Every line of the material below must be repeated exactly.

__Data provided__
** begin **

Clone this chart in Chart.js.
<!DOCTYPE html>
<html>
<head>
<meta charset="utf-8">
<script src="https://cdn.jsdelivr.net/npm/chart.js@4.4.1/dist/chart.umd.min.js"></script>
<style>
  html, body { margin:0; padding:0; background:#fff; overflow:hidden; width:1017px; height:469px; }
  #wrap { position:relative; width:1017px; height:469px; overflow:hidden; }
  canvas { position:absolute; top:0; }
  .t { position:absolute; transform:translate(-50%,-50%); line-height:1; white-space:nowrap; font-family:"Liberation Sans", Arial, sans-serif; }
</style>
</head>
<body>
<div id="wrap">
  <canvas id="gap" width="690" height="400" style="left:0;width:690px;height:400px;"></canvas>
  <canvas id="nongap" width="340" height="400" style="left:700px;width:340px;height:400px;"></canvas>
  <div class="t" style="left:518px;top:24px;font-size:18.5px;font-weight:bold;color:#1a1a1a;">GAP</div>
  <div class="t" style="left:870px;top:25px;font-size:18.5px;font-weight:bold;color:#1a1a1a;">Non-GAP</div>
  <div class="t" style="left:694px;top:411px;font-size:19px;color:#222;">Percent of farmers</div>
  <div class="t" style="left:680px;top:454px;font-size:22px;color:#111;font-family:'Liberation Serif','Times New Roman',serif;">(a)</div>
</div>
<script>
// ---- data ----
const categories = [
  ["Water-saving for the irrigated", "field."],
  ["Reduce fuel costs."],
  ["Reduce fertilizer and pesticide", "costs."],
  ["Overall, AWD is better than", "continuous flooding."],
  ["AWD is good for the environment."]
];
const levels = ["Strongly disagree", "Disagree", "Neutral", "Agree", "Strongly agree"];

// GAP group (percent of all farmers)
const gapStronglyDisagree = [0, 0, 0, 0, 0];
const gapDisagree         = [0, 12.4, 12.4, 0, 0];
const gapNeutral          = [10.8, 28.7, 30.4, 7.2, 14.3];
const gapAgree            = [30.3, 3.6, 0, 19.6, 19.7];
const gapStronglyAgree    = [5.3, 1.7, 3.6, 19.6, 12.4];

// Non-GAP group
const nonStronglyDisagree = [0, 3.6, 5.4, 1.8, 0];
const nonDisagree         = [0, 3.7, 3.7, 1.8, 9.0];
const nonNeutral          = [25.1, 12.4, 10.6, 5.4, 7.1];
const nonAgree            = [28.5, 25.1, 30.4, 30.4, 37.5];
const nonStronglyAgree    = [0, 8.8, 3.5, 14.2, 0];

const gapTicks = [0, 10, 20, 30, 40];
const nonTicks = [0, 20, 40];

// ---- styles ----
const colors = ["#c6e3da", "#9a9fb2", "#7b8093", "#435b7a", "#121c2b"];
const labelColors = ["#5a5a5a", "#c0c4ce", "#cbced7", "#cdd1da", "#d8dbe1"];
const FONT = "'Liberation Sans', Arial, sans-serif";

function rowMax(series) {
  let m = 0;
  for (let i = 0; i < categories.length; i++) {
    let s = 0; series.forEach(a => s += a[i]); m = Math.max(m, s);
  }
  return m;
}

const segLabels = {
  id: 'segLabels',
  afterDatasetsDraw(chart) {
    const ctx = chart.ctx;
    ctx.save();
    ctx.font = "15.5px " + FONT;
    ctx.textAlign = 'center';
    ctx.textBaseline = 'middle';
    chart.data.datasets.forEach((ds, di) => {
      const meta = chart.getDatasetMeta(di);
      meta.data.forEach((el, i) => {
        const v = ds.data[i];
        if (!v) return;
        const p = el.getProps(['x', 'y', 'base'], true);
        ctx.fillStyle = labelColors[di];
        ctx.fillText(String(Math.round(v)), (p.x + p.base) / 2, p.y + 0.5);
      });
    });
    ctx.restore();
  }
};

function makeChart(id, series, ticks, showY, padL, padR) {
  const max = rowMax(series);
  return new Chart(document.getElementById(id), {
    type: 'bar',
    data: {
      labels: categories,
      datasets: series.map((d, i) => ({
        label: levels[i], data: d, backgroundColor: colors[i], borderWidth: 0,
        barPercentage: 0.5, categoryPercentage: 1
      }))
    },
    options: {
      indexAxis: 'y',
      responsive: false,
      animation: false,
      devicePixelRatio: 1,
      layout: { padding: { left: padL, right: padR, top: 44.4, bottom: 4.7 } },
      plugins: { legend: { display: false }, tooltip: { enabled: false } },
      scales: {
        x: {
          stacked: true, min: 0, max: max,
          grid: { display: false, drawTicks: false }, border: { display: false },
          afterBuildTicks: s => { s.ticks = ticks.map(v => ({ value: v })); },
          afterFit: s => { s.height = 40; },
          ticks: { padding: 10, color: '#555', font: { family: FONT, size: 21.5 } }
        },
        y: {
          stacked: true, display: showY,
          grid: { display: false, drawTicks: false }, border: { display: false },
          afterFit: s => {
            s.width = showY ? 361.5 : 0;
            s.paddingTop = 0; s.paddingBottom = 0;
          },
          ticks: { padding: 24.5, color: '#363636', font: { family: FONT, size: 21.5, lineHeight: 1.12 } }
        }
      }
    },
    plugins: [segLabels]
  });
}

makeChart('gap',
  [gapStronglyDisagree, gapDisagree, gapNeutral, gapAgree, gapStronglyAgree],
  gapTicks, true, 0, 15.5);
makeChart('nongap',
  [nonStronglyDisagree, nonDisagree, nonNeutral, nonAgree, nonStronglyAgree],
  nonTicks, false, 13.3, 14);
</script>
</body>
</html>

** end **

__Reply__
Clone this chart in Chart.js.
<!DOCTYPE html>
<html>
<head>
<meta charset="utf-8">
<script src="https://cdn.jsdelivr.net/npm/chart.js@4.4.1/dist/chart.umd.min.js"></script>
<style>
  html, body { margin:0; padding:0; background:#fff; overflow:hidden; width:1017px; height:469px; }
  #wrap { position:relative; width:1017px; height:469px; overflow:hidden; }
  canvas { position:absolute; top:0; }
  .t { position:absolute; transform:translate(-50%,-50%); line-height:1; white-space:nowrap; font-family:"Liberation Sans", Arial, sans-serif; }
</style>
</head>
<body>
<div id="wrap">
  <canvas id="gap" width="690" height="400" style="left:0;width:690px;height:400px;"></canvas>
  <canvas id="nongap" width="340" height="400" style="left:700px;width:340px;height:400px;"></canvas>
  <div class="t" style="left:518px;top:24px;font-size:18.5px;font-weight:bold;color:#1a1a1a;">GAP</div>
  <div class="t" style="left:870px;top:25px;font-size:18.5px;font-weight:bold;color:#1a1a1a;">Non-GAP</div>
  <div class="t" style="left:694px;top:411px;font-size:19px;color:#222;">Percent of farmers</div>
  <div class="t" style="left:680px;top:454px;font-size:22px;color:#111;font-family:'Liberation Serif','Times New Roman',serif;">(a)</div>
</div>
<script>
// ---- data ----
const categories = [
  ["Water-saving for the irrigated", "field."],
  ["Reduce fuel costs."],
  ["Reduce fertilizer and pesticide", "costs."],
  ["Overall, AWD is better than", "continuous flooding."],
  ["AWD is good for the environment."]
];
const levels = ["Strongly disagree", "Disagree", "Neutral", "Agree", "Strongly agree"];

// GAP group (percent of all farmers)
const gapStronglyDisagree = [0, 0, 0, 0, 0];
const gapDisagree         = [0, 12.4, 12.4, 0, 0];
const gapNeutral          = [10.8, 28.7, 30.4, 7.2, 14.3];
const gapAgree            = [30.3, 3.6, 0, 19.6, 19.7];
const gapStronglyAgree    = [5.3, 1.7, 3.6, 19.6, 12.4];

// Non-GAP group
const nonStronglyDisagree = [0, 3.6, 5.4, 1.8, 0];
const nonDisagree         = [0, 3.7, 3.7, 1.8, 9.0];
const nonNeutral          = [25.1, 12.4, 10.6, 5.4, 7.1];
const nonAgree            = [28.5, 25.1, 30.4, 30.4, 37.5];
const nonStronglyAgree    = [0, 8.8, 3.5, 14.2, 0];

const gapTicks = [0, 10, 20, 30, 40];
const nonTicks = [0, 20, 40];

// ---- styles ----
const colors = ["#c6e3da", "#9a9fb2", "#7b8093", "#435b7a", "#121c2b"];
const labelColors = ["#5a5a5a", "#c0c4ce", "#cbced7", "#cdd1da", "#d8dbe1"];
const FONT = "'Liberation Sans', Arial, sans-serif";

function rowMax(series) {
  let m = 0;
  for (let i = 0; i < categories.length; i++) {
    let s = 0; series.forEach(a => s += a[i]); m = Math.max(m, s);
  }
  return m;
}

const segLabels = {
  id: 'segLabels',
  afterDatasetsDraw(chart) {
    const ctx = chart.ctx;
    ctx.save();
    ctx.font = "15.5px " + FONT;
    ctx.textAlign = 'center';
    ctx.textBaseline = 'middle';
    chart.data.datasets.forEach((ds, di) => {
      const meta = chart.getDatasetMeta(di);
      meta.data.forEach((el, i) => {
        const v = ds.data[i];
        if (!v) return;
        const p = el.getProps(['x', 'y', 'base'], true);
        ctx.fillStyle = labelColors[di];
        ctx.fillText(String(Math.round(v)), (p.x + p.base) / 2, p.y + 0.5);
      });
    });
    ctx.restore();
  }
};

function makeChart(id, series, ticks, showY, padL, padR) {
  const max = rowMax(series);
  return new Chart(document.getElementById(id), {
    type: 'bar',
    data: {
      labels: categories,
      datasets: series.map((d, i) => ({
        label: levels[i], data: d, backgroundColor: colors[i], borderWidth: 0,
        barPercentage: 0.5, categoryPercentage: 1
      }))
    },
    options: {
      indexAxis: 'y',
      responsive: false,
      animation: false,
      devicePixelRatio: 1,
      layout: { padding: { left: padL, right: padR, top: 44.4, bottom: 4.7 } },
      plugins: { legend: { display: false }, tooltip: { enabled: false } },
      scales: {
        x: {
          stacked: true, min: 0, max: max,
          grid: { display: false, drawTicks: false }, border: { display: false },
          afterBuildTicks: s => { s.ticks = ticks.map(v => ({ value: v })); },
          afterFit: s => { s.height = 40; },
          ticks: { padding: 10, color: '#555', font: { family: FONT, size: 21.5 } }
        },
        y: {
          stacked: true, display: showY,
          grid: { display: false, drawTicks: false }, border: { display: false },
          afterFit: s => {
            s.width = showY ? 361.5 : 0;
            s.paddingTop = 0; s.paddingBottom = 0;
          },
          ticks: { padding: 24.5, color: '#363636', font: { family: FONT, size: 21.5, lineHeight: 1.12 } }
        }
      }
    },
    plugins: [segLabels]
  });
}

makeChart('gap',
  [gapStronglyDisagree, gapDisagree, gapNeutral, gapAgree, gapStronglyAgree],
  gapTicks, true, 0, 15.5);
makeChart('nongap',
  [nonStronglyDisagree, nonDisagree, nonNeutral, nonAgree, nonStronglyAgree],
  nonTicks, false, 13.3, 14);
</script>
</body>
</html>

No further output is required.